Imagine my surprise when my next choice also invoked both Alexander and Genghis. For some time, Steve Berry’s Cotton Malone Series had been on the radar, and finally made it to the top of the reading list. The third novel in the series, The Venetian Betrayal, includes a fictional female megalomaniac who aspires to revive the lost Mongol Empire of the Khans. At the same time, she imagines herself as a new, benevolent Alexander, spreading the assumed unifying benefits of empire across central Asia and the Middle East.

The Berry novels present a new and interesting dilemma. On the one hand, as fiction they’re pretty bad: cartoon villains, ludicrous plots and frequent horrific lapses in basic grammar and syntax. Here’s one of my favorite lines: “Iran is a harbinger of terrorists”. And the bad guys all carry “AK-74”s. I hope Berry isn’t overpaying his editors.

The flipside, however, is that there’s a lot of interesting history, in areas I haven’t explored much. The Templar Legacy includes a history of that order of Crusader knights along with the kind of hidden wealth-lost truths-secret society-world domination plot made famous lately by Dan Brown. The Alexandria Link speculates that maybe the famous Library of Alexandria wasn’t destroyed after all. And The Venetian Betrayal mixes in some interesting history of the renaissance-era Venetian Republic, along with the aforementioned Alexander and Genghis.

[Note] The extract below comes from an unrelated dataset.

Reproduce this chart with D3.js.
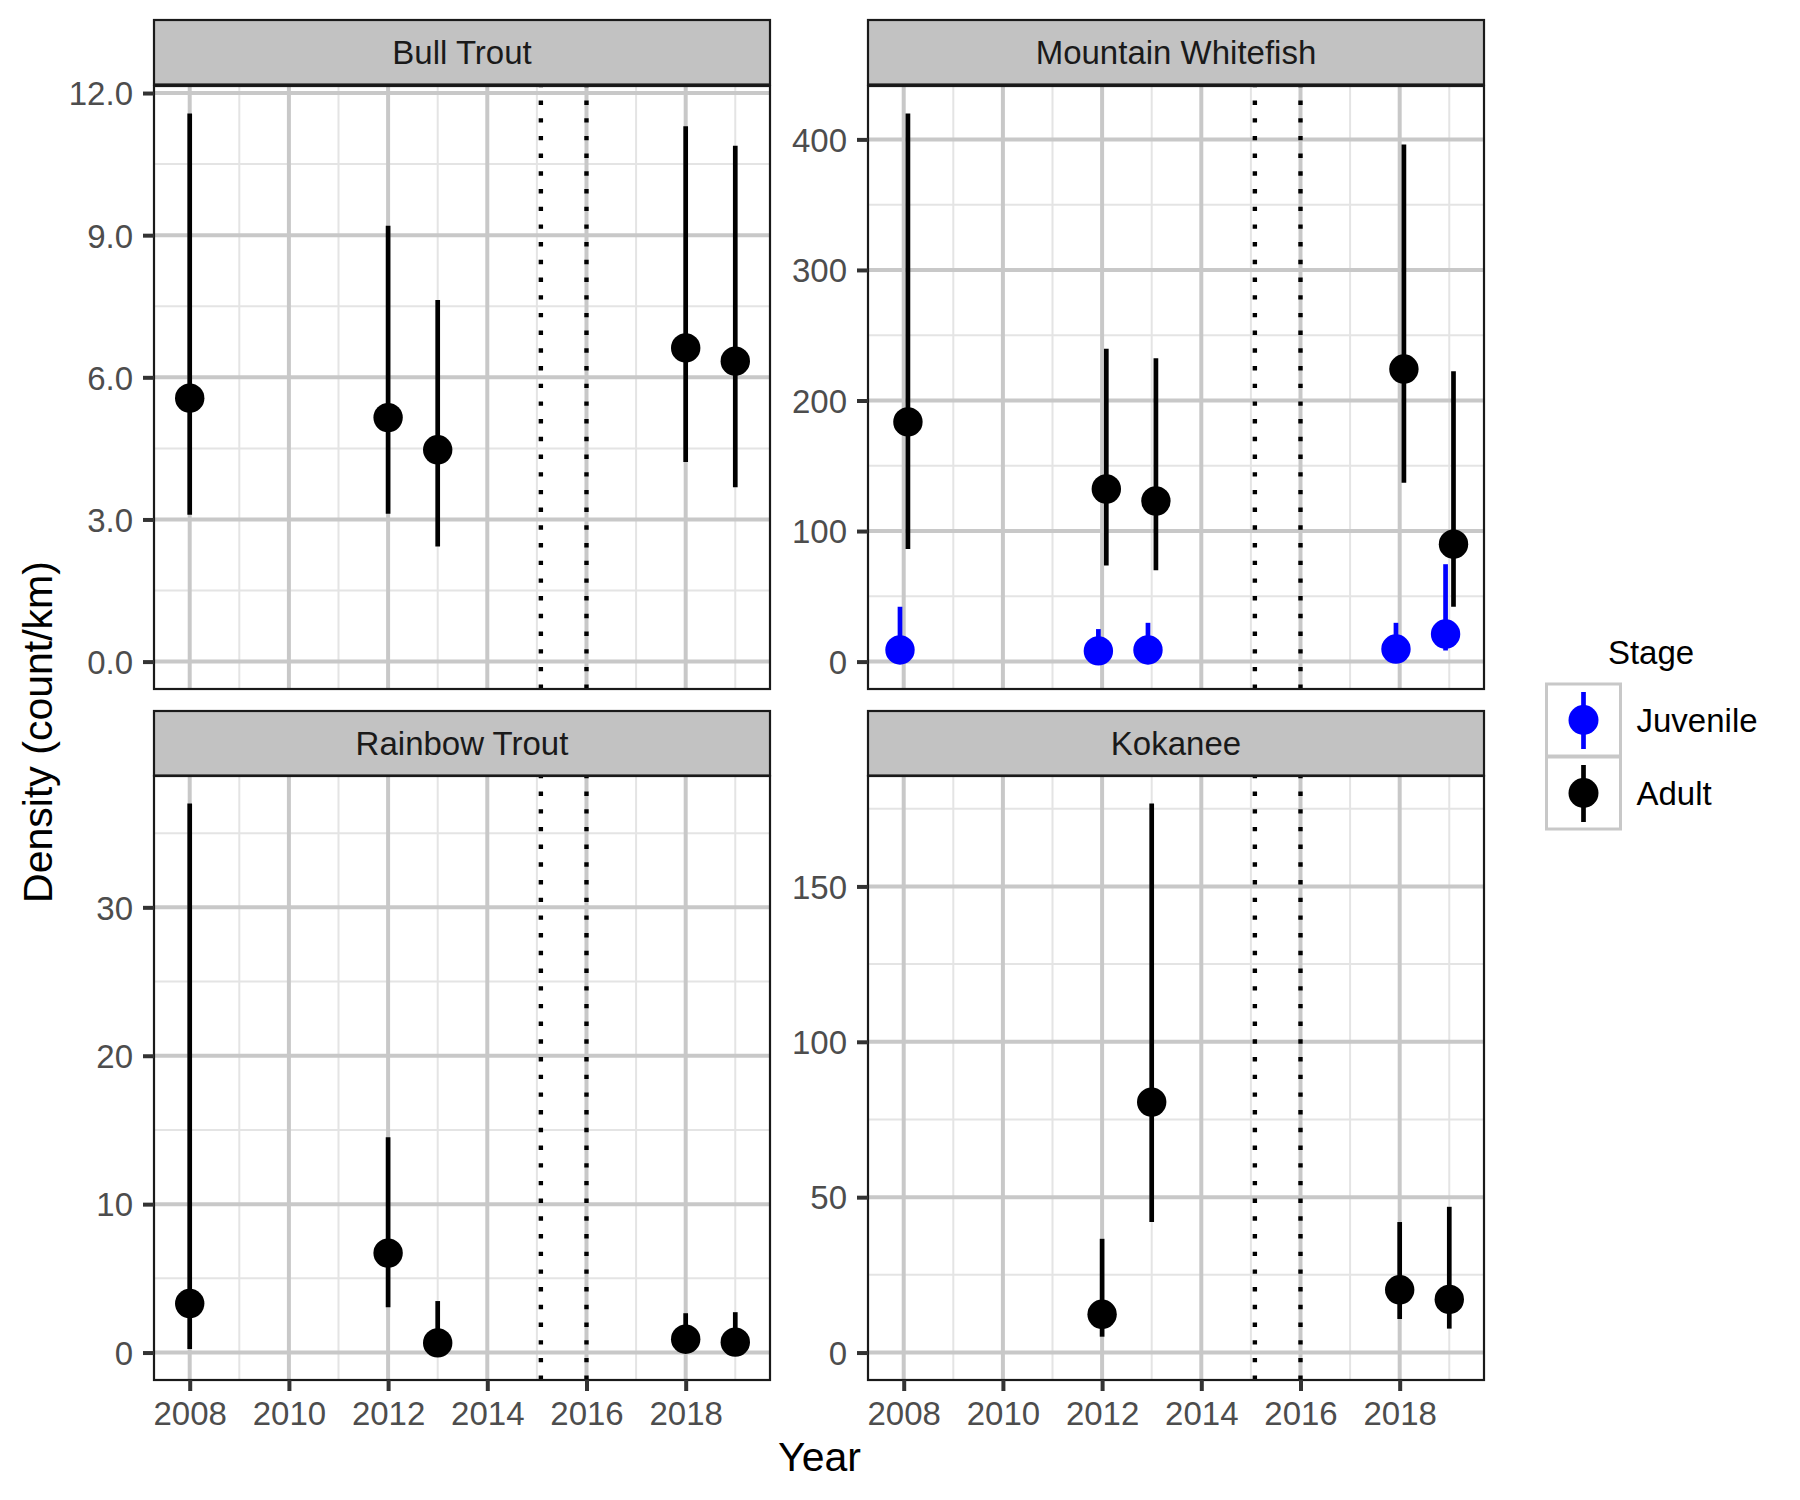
<!DOCTYPE html>
<html>
<head>
<meta charset="utf-8">
<script src="https://cdn.jsdelivr.net/npm/d3@7/dist/d3.min.js"></script>
<style>
  html, body { margin: 0; padding: 0; background: #fff; }
  svg { display: block; }
  text { font-family: "Liberation Sans", Arial, Helvetica, sans-serif; }
</style>
</head>
<body>
<svg id="chart" width="1800" height="1500"></svg>
<script>
// ---------------- data ----------------
const species = ["Bull Trout", "Mountain Whitefish", "Rainbow Trout", "Kokanee"];
const stages = ["Juvenile", "Adult"];
const stageColors = ["#0000FF", "#000000"];
const xTickYears = [2008, 2010, 2012, 2014, 2016, 2018];
const xMinorYears = [2009, 2011, 2013, 2015, 2017, 2019];
const refLines = [2015.08, 2016];

const surveyYears = [2008, 2012, 2013, 2018, 2019];
const kokaneeYears = [2012, 2013, 2018, 2019];

// Bull Trout (adult)
const bullEst = [5.56, 5.15, 4.47, 6.62, 6.34];
const bullLo  = [3.10, 3.12, 2.43, 4.21, 3.68];
const bullHi  = [11.57, 9.20, 7.63, 11.30, 10.89];

// Mountain Whitefish
const mwAdultEst = [183.6, 132.2, 123.0, 224.1, 89.9];
const mwAdultLo  = [86.2, 73.6, 69.9, 136.9, 42.0];
const mwAdultHi  = [419.9, 239.7, 232.3, 396.0, 222.4];
const mwJuvEst = [8.9, 8.2, 8.9, 9.6, 21.1];
const mwJuvLo  = [2.0, 3.0, 3.0, 3.0, 8.5];
const mwJuvHi  = [42.0, 24.9, 29.7, 29.7, 74.6];

// Rainbow Trout (adult)
const rbEst = [3.3, 6.7, 0.65, 0.9, 0.7];
const rbLo  = [0.24, 3.06, 0.1, 0.2, 0.1];
const rbHi  = [37.0, 14.5, 3.47, 2.65, 2.72];

// Kokanee (adult)
const kokEst = [12.3, 80.6, 20.2, 17.1];
const kokLo  = [5.1, 42.0, 10.8, 7.7];
const kokHi  = [36.6, 176.7, 42.0, 46.9];

// y tick values per panel
const bullTicks = [0, 3, 6, 9, 12];
const mwTicks = [0, 100, 200, 300, 400];
const rbTicks = [0, 10, 20, 30];
const kokTicks = [0, 50, 100, 150];

// ---------------- build series ----------------
function rows(yrs, est, lo, hi, stage) {
  return yrs.map((y, i) => ({year: y, est: est[i], lo: lo[i], hi: hi[i], stage}));
}
const panelData = [
  {name: species[0], dodge: false, ticks: bullTicks, fmt: d3.format(".1f"),
   rows: rows(surveyYears, bullEst, bullLo, bullHi, "Adult")},
  {name: species[1], dodge: true, ticks: mwTicks, fmt: d3.format("d"),
   rows: rows(surveyYears, mwJuvEst, mwJuvLo, mwJuvHi, "Juvenile")
          .concat(rows(surveyYears, mwAdultEst, mwAdultLo, mwAdultHi, "Adult"))},
  {name: species[2], dodge: false, ticks: rbTicks, fmt: d3.format("d"),
   rows: rows(surveyYears, rbEst, rbLo, rbHi, "Adult")},
  {name: species[3], dodge: false, ticks: kokTicks, fmt: d3.format("d"),
   rows: rows(kokaneeYears, kokEst, kokLo, kokHi, "Adult")}
];

// ---------------- layout ----------------
const svg = d3.select("#chart");
const colLeft = [154, 868];
const panelW = 616;
const stripTop = [20, 711];
const stripH = 64.5;
const plotTop = [86, 776];
const plotBottom = [689, 1380];

const color = d3.scaleOrdinal().domain(stages).range(stageColors);
const dodgeOffset = {Juvenile: -0.075, Adult: 0.085};

const gridMajor = "#C8C8C8", gridMinor = "#E4E4E4";
const tickColor = "#333333", labelColor = "#4D4D4D";

panelData.forEach((p, idx) => {
  const col = idx % 2, row = Math.floor(idx / 2);
  const left = colLeft[col], right = left + panelW;
  const top = plotTop[row], bottom = plotBottom[row];

  const x = d3.scaleLinear().domain([2007.28, 2019.70]).range([left, right]);
  const maxHi = d3.max(p.rows, d => d.hi);
  const y = d3.scaleLinear().domain([-0.05 * maxHi, 1.05 * maxHi]).range([bottom, top]);

  const g = svg.append("g");
  g.append("rect").attr("x", left).attr("y", top).attr("width", panelW).attr("height", bottom - top)
    .attr("fill", "#fff");

  // minor grid
  const step = p.ticks[1] - p.ticks[0];
  const yMinor = d3.range(p.ticks[0] + step / 2, y.domain()[1], step);
  g.selectAll(".ymin").data(yMinor).enter().append("line")
    .attr("x1", left).attr("x2", right).attr("y1", d => y(d)).attr("y2", d => y(d))
    .attr("stroke", gridMinor).attr("stroke-width", 2);
  g.selectAll(".xmin").data(xMinorYears).enter().append("line")
    .attr("x1", d => x(d)).attr("x2", d => x(d)).attr("y1", top).attr("y2", bottom)
    .attr("stroke", gridMinor).attr("stroke-width", 2);
  // major grid
  g.selectAll(".ymaj").data(p.ticks).enter().append("line")
    .attr("x1", left).attr("x2", right).attr("y1", d => y(d)).attr("y2", d => y(d))
    .attr("stroke", gridMajor).attr("stroke-width", 4);
  g.selectAll(".xmaj").data(xTickYears).enter().append("line")
    .attr("x1", d => x(d)).attr("x2", d => x(d)).attr("y1", top).attr("y2", bottom)
    .attr("stroke", gridMajor).attr("stroke-width", 4);

  // reference dotted lines
  g.selectAll(".ref").data(refLines).enter().append("line")
    .attr("x1", d => x(d)).attr("x2", d => x(d)).attr("y1", bottom).attr("y2", top)
    .attr("stroke", "#000").attr("stroke-width", 4.4)
    .attr("stroke-dasharray", "4.4,13.3");

  // point ranges
  const px = d => x(d.year + (p.dodge ? dodgeOffset[d.stage] : 0));
  g.selectAll(".rng").data(p.rows).enter().append("line")
    .attr("x1", px).attr("x2", px).attr("y1", d => y(d.lo)).attr("y2", d => y(d.hi))
    .attr("stroke", d => color(d.stage)).attr("stroke-width", 4.7);
  g.selectAll(".pt").data(p.rows).enter().append("circle")
    .attr("cx", px).attr("cy", d => y(d.est)).attr("r", 14.7)
    .attr("fill", d => color(d.stage));

  // panel border
  g.append("rect").attr("x", left).attr("y", top).attr("width", panelW).attr("height", bottom - top)
    .attr("fill", "none").attr("stroke", "#1A1A1A").attr("stroke-width", 2.2);

  // strip
  g.append("rect").attr("x", left).attr("y", stripTop[row]).attr("width", panelW).attr("height", stripH)
    .attr("fill", "#C2C2C2").attr("stroke", "#1A1A1A").attr("stroke-width", 2.2);
  g.append("text").attr("x", left + panelW / 2).attr("y", stripTop[row] + stripH / 2 + 11.8)
    .attr("text-anchor", "middle").attr("font-size", 33).attr("fill", "#1A1A1A").text(p.name);

  // y axis
  const yAxis = d3.axisLeft(y).tickValues(p.ticks).tickFormat(p.fmt).tickSize(11).tickPadding(10);
  const ya = g.append("g").attr("transform", `translate(${left},0)`).call(yAxis);
  ya.select(".domain").remove();
  ya.selectAll(".tick line").attr("stroke", tickColor).attr("stroke-width", 4);
  ya.selectAll(".tick text").attr("font-size", 33).attr("fill", labelColor)
    .attr("font-family", "Liberation Sans, Arial, sans-serif").attr("dy", "0.358em");

  // x axis only on bottom row
  if (row === 1) {
    const xAxis = d3.axisBottom(x).tickValues(xTickYears).tickFormat(d3.format("d")).tickSize(11).tickPadding(10);
    const xa = g.append("g").attr("transform", `translate(0,${bottom})`).call(xAxis);
    xa.select(".domain").remove();
    xa.selectAll(".tick line").attr("stroke", tickColor).attr("stroke-width", 4);
    xa.selectAll(".tick text").attr("font-size", 33).attr("fill", labelColor)
      .attr("font-family", "Liberation Sans, Arial, sans-serif").attr("dy", null).attr("y", 44.5);
  }
});

// axis titles
svg.append("text").attr("x", 819.5).attr("y", 1470.7).attr("text-anchor", "middle")
  .attr("font-size", 41).attr("fill", "#000").text("Year");
svg.append("text").attr("transform", "translate(52.4,732) rotate(-90)").attr("text-anchor", "middle")
  .attr("font-size", 41).attr("fill", "#000").text("Density (count/km)");

// legend
const lg = svg.append("g");
lg.append("text").attr("x", 1651).attr("y", 664).attr("text-anchor", "middle")
  .attr("font-size", 33).attr("fill", "#000").text("Stage");
const keyTop = [684, 757];
stages.forEach((s, i) => {
  const ky = keyTop[i];
  lg.append("rect").attr("x", 1546.5).attr("y", ky).attr("width", 74).attr("height", 72)
    .attr("fill", "#fff").attr("stroke", "#C8C8C8").attr("stroke-width", 3);
  const cy = ky + 36;
  lg.append("line").attr("x1", 1583.5).attr("x2", 1583.5).attr("y1", cy - 28).attr("y2", cy + 29)
    .attr("stroke", color(s)).attr("stroke-width", 4.7);
  lg.append("circle").attr("cx", 1583.5).attr("cy", cy).attr("r", 15).attr("fill", color(s));
  lg.append("text").attr("x", 1636.5).attr("y", cy + 11.8).attr("font-size", 33).attr("fill", "#000").text(s);
});
</script>
</body>
</html>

I’ll hold off on invoking the 5 criteria to rate this series until after reading a couple more. I’m hoping the writing will get better, while continuing to delve into interesting historical subjects.  

Monday, September 2, 2013

"The Seven Hills", by John Maddox Roberts

I don't often get into the fiction sub-genre known as "alternative history". It's sometimes lumped together with science fiction and fantasy (which don't belong together, either). The typical setup is a hypothetical change in the outcome of a crucial historical event, framed as the question, "what would have happened if...". Quite a few of these novels involve ancient Rome.

In the case of The Seven Hills, by John Maddox Roberts, the question asked is "what would have happened if Hannibal had defeated the Romans (218–203 BC) and driven them out of Italy". That part of the story and its aftermath, wherein the exiled Romans establish a new hegemony in the northern forests of Germania, was told in Hannibal's Children (2002). The Seven Hills takes it from there to imagine the Romans' triumphant return, 100 years later, to reclaim the seven hills of Rome and take revenge against Carthage.

Roberts wrote The Seven Hills before beginning his popular SPQR series (see previous post), and the immaturity of style is evident. Even more evident is something I'd never really thought about before - it's really hard to create good fictional characters and "historical" events. Historical fiction writers have an advantage, in that they can start with real historical characters and events, with all their unlikely-but-true human quirks known to posterity. When starting with the tabula rasa of a fictional character and/or event, however, all those complex, idiosyncratic, self-contradictory human traits have to be invented and - even more difficult - made believable to the reader.

Roberts faced that challenge in The Seven Hills - and lost. The fictional Romans, Carthaginians and others are not nearly as interesting as the historical Hannibal and his treacherous family, or Fabius and the rest of the inept Roman generals who opposed the Carthaginian invasion. Roberts' invented course of events lacks the kind of granular detail and unexpected shifts that make historical accounts so interesting.

Unless you're a big fan of Roman alternative history novels, I don't recommend The Seven Hills. The SPQR series is much better, and a big advance for Roberts as a writer.